— START OF RECORDS SUPPLIED —

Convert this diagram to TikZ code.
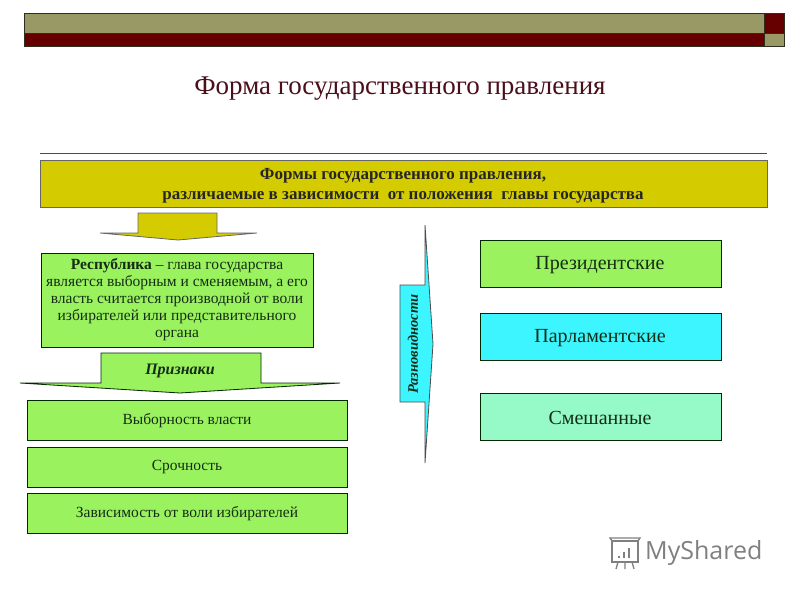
\documentclass[tikz,border=0pt]{standalone}
\usepackage{fontspec}
\setmainfont{Liberation Serif}
\newfontfamily\logofont{Open Sans}
\begin{document}
\begin{tikzpicture}[x=1pt,y=-1pt,
  boxg/.style={draw=black!60!green!40!black,line width=0.8pt,fill=grn},
  lbl/.style={inner sep=0pt,align=center,text=txt},
]
\definecolor{olive}{RGB}{153,153,102}
\definecolor{dred}{RGB}{102,0,0}
\definecolor{ttl}{RGB}{75,15,25}
\definecolor{ylw}{RGB}{212,204,0}
\definecolor{grn}{RGB}{155,242,95}
\definecolor{cyn}{RGB}{60,245,255}
\definecolor{mnt}{RGB}{150,250,200}
\definecolor{txt}{RGB}{20,45,20}
\useasboundingbox (0,0) rectangle (800,600);
\fill[white] (0,0) rectangle (800,600);
% top bar
\draw[fill=olive,draw=black!70!olive,line width=0.5pt] (24,13) rectangle (764,33);
\draw[fill=dred,draw=black!70!olive,line width=0.5pt] (24,33) rectangle (764,46);
\draw[fill=dred,draw=black!70!olive,line width=0.5pt] (764,13) rectangle (784,33);
\draw[fill=olive,draw=black!70!olive,line width=0.5pt] (764,33) rectangle (784,46);
% title
\node[inner sep=0pt,text=ttl,font=\fontsize{27}{30}\selectfont] (title) at (400,89) {Форма государственного правления};
% rule
\coordinate (r1) at (40,153);
\coordinate (r2) at (767,153);
\draw[black!70,line width=0.8pt] (r1) -- (r2);
% banner
\draw[fill=ylw,draw=black!60,line width=0.8pt] (40,160) rectangle (767,207);
\node[lbl,text=black!85,font=\bfseries\fontsize{17}{20}\selectfont,align=center] (banner) at (403,186) {Формы государственного правления,\\различаемые в зависимости \ от положения \ главы государства};
% down arrow below banner
\draw[fill=ylw,draw=black!60,line width=0.8pt] (138,213) -- (217,213) -- (217,233) -- (257,233) -- (178,240) -- (100,233) -- (138,233) -- cycle;
% republic box
\draw[boxg] (41,253) rectangle (313,347);
\node[lbl,font=\fontsize{15.5}{17}\selectfont] (rep) at (177,300) {\textbf{Республика} -- глава государства\\является выборным и сменяемым, а его\\ власть считается производной от воли\\избирателей или представительного\\органа};
% Priznaki callout
\draw[boxg] (101,353) -- (261,353) -- (261,383) -- (340,383) -- (180,393) -- (20,383) -- (101,383) -- cycle;
\node[lbl,font=\bfseries\itshape\fontsize{16}{18}\selectfont] (priz) at (180,371) {Признаки};
% lower boxes
\draw[boxg] (27,400) rectangle (347,440);
\node[lbl,font=\fontsize{15.5}{18}\selectfont] (b1) at (187,421) {Выборность власти};
\draw[boxg] (27,447) rectangle (347,487);
\node[lbl,font=\fontsize{15.5}{18}\selectfont] (b2) at (187,467) {Срочность};
\draw[boxg] (27,493) rectangle (347,533);
\node[lbl,font=\fontsize{15.5}{18}\selectfont] (b3) at (187,514) {Зависимость от воли избирателей};
% vertical callout
\draw[fill=cyn,draw=black!70,line width=0.8pt] (400,285) -- (425,285) -- (425,225) -- (433,344) -- (425,463) -- (425,402) -- (400,402) -- cycle;
\node[lbl,rotate=90,font=\bfseries\itshape\fontsize{14.5}{16}\selectfont] (razn) at (413,344) {Разновидности};
% right boxes
\draw[boxg] (480,240) rectangle (721,287);
\node[lbl,font=\fontsize{20}{22}\selectfont] (p1) at (600,265) {Президентские};
\draw[boxg,fill=cyn] (480,313) rectangle (721,360);
\node[lbl,font=\fontsize{20}{22}\selectfont] (p2) at (600,338) {Парламентские};
\draw[boxg,fill=mnt] (480,393) rectangle (721,440);
\node[lbl,font=\fontsize{20}{22}\selectfont] (p3) at (600,418) {Смешанные};
% watermark
\begin{scope}[draw=black!50,line width=1.3pt]
\draw (612,541) rectangle (638,562);
\draw (612,541) -- (610,538) -- (640,538) -- (638,541);
\draw (619,556) -- (619,558) (624,552) -- (624,558) (629,548) -- (629,558);
\draw (618,562) -- (616,569) (625,562) -- (625,569) (632,562) -- (634,569);
\end{scope}
\node[inner sep=0pt,anchor=west,text=black!50,font=\logofont\fontsize{25}{28}\selectfont] (logo) at (645,553) {MyShared};
\end{tikzpicture}
\end{document}
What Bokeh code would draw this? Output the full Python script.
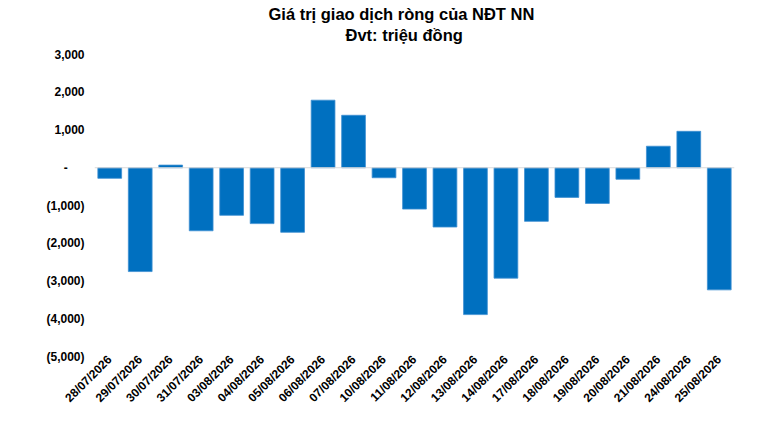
import math
from bokeh.plotting import figure
from bokeh.models import FactorRange, Range1d, FixedTicker, Title, Span, ColumnDataSource
from bokeh.embed import file_html
from bokeh.resources import INLINE

dates = ["28/07/2026", "29/07/2026", "30/07/2026", "31/07/2026", "03/08/2026",
         "04/08/2026", "05/08/2026", "06/08/2026", "07/08/2026", "10/08/2026",
         "11/08/2026", "12/08/2026", "13/08/2026", "14/08/2026", "17/08/2026",
         "18/08/2026", "19/08/2026", "20/08/2026", "21/08/2026", "24/08/2026",
         "25/08/2026"]
net_values = [-280, -2750, 70, -1670, -1260, -1480, -1710, 1790, 1390, -265,
              -1095, -1570, -3890, -2925, -1420, -785, -945, -305, 570, 965, -3235]
y_ticks = [-5000, -4000, -3000, -2000, -1000, 0, 1000, 2000, 3000]
y_tick_labels = ["(5,000)", "(4,000)", "(3,000)", "(2,000)", "(1,000)",
                 "-\u00a0\u00a0\u00a0\u00a0\u00a0", "1,000", "2,000", "3,000"]

title_main = "Giá trị giao dịch ròng của NĐT NN"
title_sub = "Đvt: triệu đồng"

FONT = "Liberation Sans"

source = ColumnDataSource(data=dict(x=dates, top=net_values))

p = figure(width=750, height=414, output_backend="svg", toolbar_location=None,
           x_range=FactorRange(factors=dates), y_range=Range1d(-5000, 3000),
           min_border_left=94, min_border_right=16, min_border_top=54,
           min_border_bottom=58)

p.vbar(x="x", top="top", bottom=0, width=0.78, source=source,
       fill_color="#0070C0", line_color="#3F8FD2", line_width=0.8)

p.add_layout(Span(location=0, dimension="width", line_color="#D9D9D9", line_width=1.2))

# titles (first added sits closest to the plot)
p.add_layout(Title(text=title_sub, align="left", offset=251, text_font=FONT,
                   text_font_size="16.5px", text_font_style="bold",
                   text_color="#000000", standoff=22), "above")
p.add_layout(Title(text=title_main, align="left", offset=174, text_font=FONT,
                   text_font_size="16.5px", text_font_style="bold",
                   text_color="#000000", standoff=-20), "above")

p.yaxis.ticker = FixedTicker(ticks=y_ticks)
p.yaxis.major_label_overrides = {t: l for t, l in zip(y_ticks, y_tick_labels)}
p.yaxis.axis_line_color = None
p.yaxis.major_tick_line_color = None
p.yaxis.minor_tick_line_color = None
p.yaxis.major_label_text_font = FONT
p.yaxis.major_label_text_font_size = "12px"
p.yaxis.major_label_text_font_style = "bold"
p.yaxis.major_label_text_color = "#000000"
p.yaxis.major_label_standoff = 4

p.xaxis.axis_line_color = None
p.xaxis.major_tick_line_color = None
p.xaxis.major_tick_out = 0
p.xaxis.major_tick_in = 0
p.xaxis.major_label_orientation = math.pi / 4
p.xaxis.major_label_text_font = FONT
p.xaxis.major_label_text_font_size = "12px"
p.xaxis.major_label_text_font_style = "bold"
p.xaxis.major_label_text_color = "#000000"
p.xaxis.major_label_standoff = 1

p.xgrid.grid_line_color = None
p.ygrid.grid_line_color = None
p.outline_line_color = None
p.background_fill_color = "white"
p.border_fill_color = "white"

open("out.html", "w").write(file_html(p, INLINE))
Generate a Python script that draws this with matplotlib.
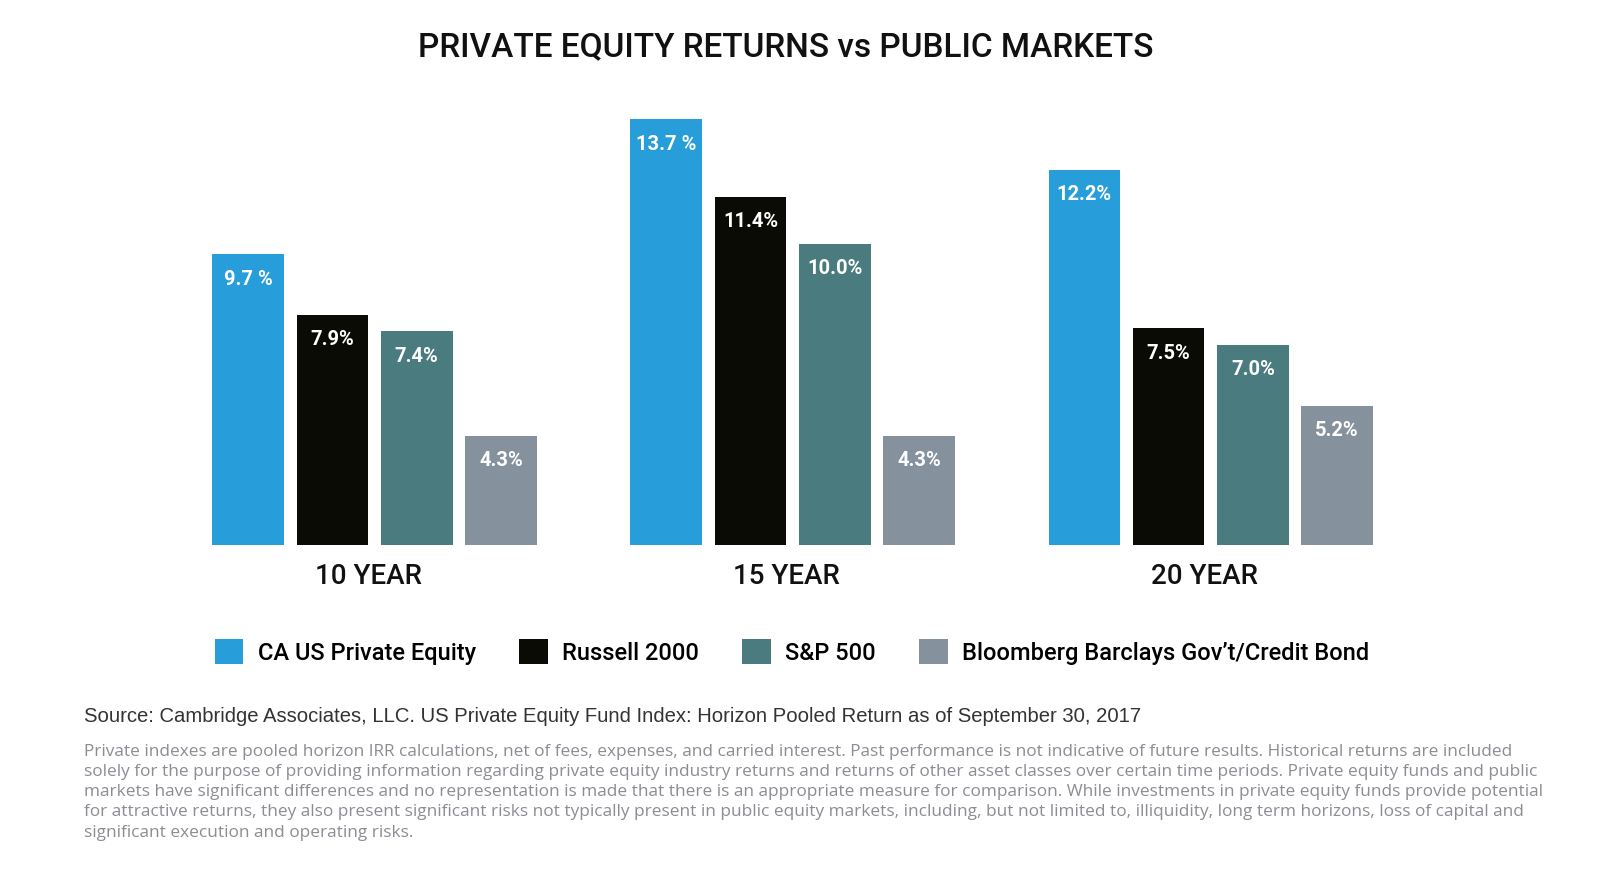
import matplotlib
matplotlib.use("Agg")
import matplotlib.pyplot as plt
from matplotlib.patches import Patch
import numpy as np

# ---- data ----
periods = ["10 YEAR", "15 YEAR", "20 YEAR"]
series = ["CA US Private Equity", "Russell 2000", "S&P 500",
          "Bloomberg Barclays Gov\u2019t/Credit Bond"]
ca_us_pe = [9.7, 13.7, 12.2]
russell_2000 = [7.9, 11.4, 7.5]
sp_500 = [7.4, 10.0, 7.0]
bbg_bond = [4.3, 4.3, 5.2]
value_labels = [
    ["9.7 %", "13.7 %", "12.2%"],
    ["7.9%", "11.4%", "7.5%"],
    ["7.4%", "10.0%", "7.0%"],
    ["4.3%", "4.3%", "5.2%"],
]
colors = ["#279ed9", "#0b0b06", "#4a7b7e", "#86919e"]

title = "PRIVATE EQUITY RETURNS vs PUBLIC MARKETS"
source = ("Source: Cambridge Associates, LLC. US Private Equity Fund Index: "
          "Horizon Pooled Return as of September 30, 2017")
disclaimer_lines = [
    "Private indexes are pooled horizon IRR calculations, net of fees, expenses, and carried interest. "
    "Past performance is not indicative of future results. Historical returns are included",
    "solely for the purpose of providing information regarding private equity industry returns and "
    "returns of other asset classes over certain time periods. Private equity funds and public",
    "markets have significant differences and no representation is made that there is an appropriate "
    "measure for comparison. While investments in private equity funds provide potential",
    "for attractive returns, they also present significant risks not typically present in public "
    "equity markets, including, but not limited to, illiquidity, long term horizons, loss of capital and",
    "significant execution and operating risks.",
]

NARROW = ["Roboto", "DejaVu Sans"]

W, H = 1600, 869
fig = plt.figure(figsize=(W / 100, H / 100), dpi=100)

# axes spanning full width; baseline at y=545px, top at y=100px
ax = fig.add_axes([0, 1 - 545 / H, 1, (545 - 100) / H])
ax.set_xlim(-4.443, 14.537)
ax.set_ylim(1.055, 14.279)
ax.axis("off")

all_series = [ca_us_pe, russell_2000, sp_500, bbg_bond]
group_centers = np.arange(len(periods)) * 4.96
width = 0.85
for i, (vals, col) in enumerate(zip(all_series, colors)):
    xs = group_centers + (i - 1.5)
    bars = ax.bar(xs, vals, width=width, color=col, bottom=0, zorder=2)
    for b, lab in zip(bars, value_labels[i]):
        ax.annotate(lab, (b.get_x() + b.get_width() / 2, b.get_height()),
                    xytext=(0, -18), textcoords="offset points",
                    ha="center", va="center", color="white",
                    fontsize=14.5, fontweight="bold", family=NARROW)

for gc, p in zip(group_centers, periods):
    ax.annotate(p, (gc - 0.07, 1.055), xytext=(0, -23), textcoords="offset points",
                ha="center", va="center", fontsize=20, color="#111111",
                fontweight="medium", family=NARROW, annotation_clip=False)

fig.text(786 / W, 1 - 47 / H, title, ha="center", va="center",
         fontsize=24, color="#111111", fontweight="medium", family=NARROW)

handles = [Patch(facecolor=c, edgecolor="none") for c in colors]
fig.legend(handles, series, loc="center", bbox_to_anchor=(792 / W, 1 - 652 / H),
           ncol=4, frameon=False,
           prop={"family": NARROW, "size": 17, "weight": "medium"},
           handlelength=1.2, handleheight=1.2, handletextpad=0.6,
           columnspacing=1.85)

fig.text(84 / W, 1 - 717 / H, source, ha="left", va="center",
         fontsize=14.6, color="#333333",
         family=["Liberation Sans", "DejaVu Sans"])
for k, line in enumerate(disclaimer_lines):
    fig.text(84 / W, 1 - (752 + k * 20.15) / H, line, ha="left", va="center",
             fontsize=12.4, color="#8c8c94", family=["Open Sans", "DejaVu Sans"])

fig.savefig("out.png", dpi=100, facecolor="white")
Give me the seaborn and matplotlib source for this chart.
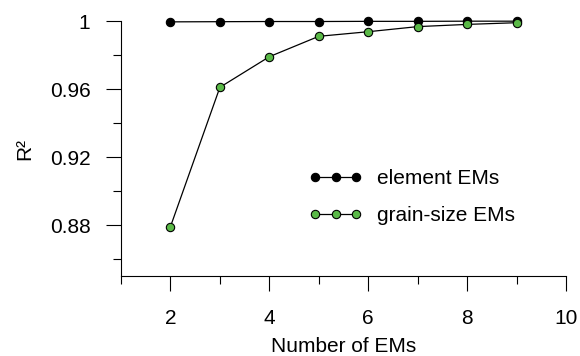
import matplotlib
matplotlib.use("Agg")
import matplotlib.pyplot as plt
from matplotlib.lines import Line2D
import seaborn as sns
import pandas as pd

num_ems = [2, 3, 4, 5, 6, 7, 8, 9]
element_r2 = [0.9995, 0.9996, 0.9997, 0.9997, 0.9998, 0.9998, 0.9999, 0.9999]
grain_r2 = [0.879, 0.961, 0.979, 0.991, 0.9937, 0.9967, 0.998, 0.999]
series_names = ["element EMs", "grain-size EMs"]
y_major = [0.88, 0.92, 0.96, 1.0]
y_major_labels = ["0.88", "0.92", "0.96", "1"]
y_minor = [0.86, 0.90, 0.94, 0.98]
x_major = [2, 4, 6, 8, 10]
x_minor = [1, 3, 5, 7, 9]

sns.set_style("ticks")
plt.rcParams["font.family"] = ["Liberation Sans", "DejaVu Sans"]
plt.rcParams["text.color"] = "black"
plt.rcParams["axes.labelcolor"] = "black"

FS = 15
GREEN = "#5ab947"
MS = 6

df = pd.DataFrame({
    "n": num_ems * 2,
    "r2": element_r2 + grain_r2,
    "kind": [series_names[0]] * len(num_ems) + [series_names[1]] * len(num_ems),
})

fig = plt.figure(figsize=(5.8, 3.56), dpi=100)
ax = fig.add_axes([0.2086, 0.2247, 0.7674, 0.7163])

palette = {series_names[0]: "black", series_names[1]: GREEN}
sns.lineplot(data=df, x="n", y="r2", hue="kind", palette=palette, ax=ax,
             marker="o", markersize=MS, markeredgecolor="black",
             markeredgewidth=0.8, linewidth=0.9, legend=False)
for line, face in zip(ax.lines, ["black", GREEN]):
    line.set_color("black")
    line.set_markerfacecolor(face)
    line.set_clip_on(False)

ax.set_xlim(1, 10)
ax.set_ylim(0.85, 1.0)
ax.set_yticks(y_major)
ax.set_yticklabels(y_major_labels)
ax.set_yticks(y_minor, minor=True)
ax.set_xticks(x_major)
ax.set_xticks(x_minor, minor=True)

ax.tick_params(axis="both", which="both", width=0.8, color="black",
               labelsize=FS, labelcolor="black")
ax.tick_params(axis="x", which="major", length=11, pad=13)
ax.tick_params(axis="x", which="minor", length=6)
ax.tick_params(axis="y", which="major", length=11, pad=11)
ax.tick_params(axis="y", which="minor", length=6)

sns.despine(ax=ax)
for side in ("left", "bottom"):
    ax.spines[side].set_linewidth(0.8)
    ax.spines[side].set_color("black")

ax.set_xlabel("Number of EMs", fontsize=FS, labelpad=6)
ax.set_ylabel("R²", fontsize=FS, labelpad=11)

handles = [
    Line2D([], [], color="black", lw=0.9, marker="o", markersize=MS,
           markerfacecolor=face, markeredgecolor="black", markeredgewidth=0.8)
    for face in ["black", GREEN]
]
ax.legend(handles, series_names, numpoints=3, frameon=False, fontsize=FS,
          loc="upper left", bbox_to_anchor=(0.532, 0.525),
          bbox_transform=fig.transFigure, borderpad=0, borderaxespad=0,
          handlelength=2.6, handletextpad=0.7, labelspacing=0.85)

fig.savefig("out.png", dpi=100)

— END OF RECORDS SUPPLIED —

» **WHAT TO DO**:
Your task is to retype exactly the lines from the one containing "What Bokeh code" through the one containing "from bokeh.resources import INLINE", leaving every picture out.

» **WRITTEN ANSWER**:
What Bokeh code would draw this? Output the full Python script.
import math
from bokeh.plotting import figure
from bokeh.models import FactorRange, Range1d, FixedTicker, Title, Span, ColumnDataSource
from bokeh.embed import file_html
from bokeh.resources import INLINE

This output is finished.